Can anyone tell me what's going on here?
#lang racket
(require (planet neil/html-parsing:2:0)
net/url xml/path xml)
(define page "http://stackoverflow.com/questions/18902934/compile-and-run-eclipse-project-from-command-prompt")
(define port (get-pure-port (string->url page) ))
(define xexp (html->xexp port))
(displayln xexp)
(xexpr? xexp)
(define title (se-path* '(title) xexp))
(displayln title)
It pulls an html page down and seems to convert it into an xexpr. In the sense that html->xexp doesn't fail. And the result looks like I'd expect.
But (xexpr? xexp)
returns #f
and trying to call se-path* on it fails, with
se-path*: contract violation
expected: xexpr?
given: '(*TOP* (*DECL* DOCTYPE html) "\n" (html (@ (itemscope) (itemtype "http://schema.org/QAPage")) "\n" (head "\n" "\n" (title "java - Compile and run Eclipse Project from command prompt - Stack Overflow") "\n" " " (link (@ (rel "shortcut icon") (h...
in: the 2nd argument of
(-> se-path? xexpr? any/c)
contract from: <collects>/xml/path.rkt
blaming: anonymous-module
at: <collects>/xml/path.rkt:74.2
So presumably (html->xexp port) is producing invalid xexpr.
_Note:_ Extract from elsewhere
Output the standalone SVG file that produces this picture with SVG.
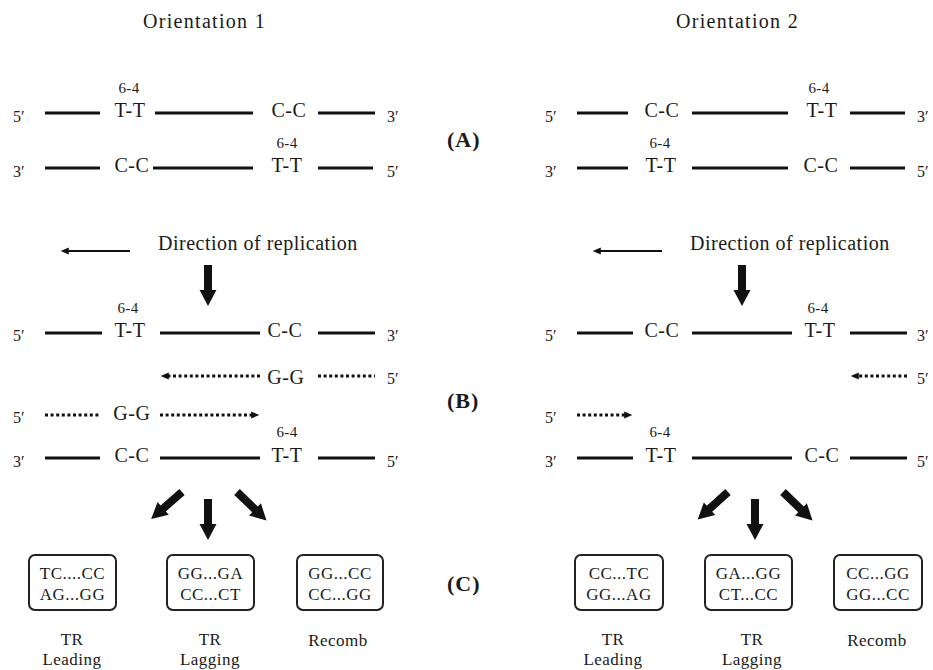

How might I go about debugging this? Like I say, it's a big chunk of xexpr but looks OK. On other pages, the code works as I'd expect. It's definitely something about stackoverflow pages. But I can't figure out what. And what should I do if I get a piece of almost OK xexpr like this and I can to clean it so that things like se-path* work?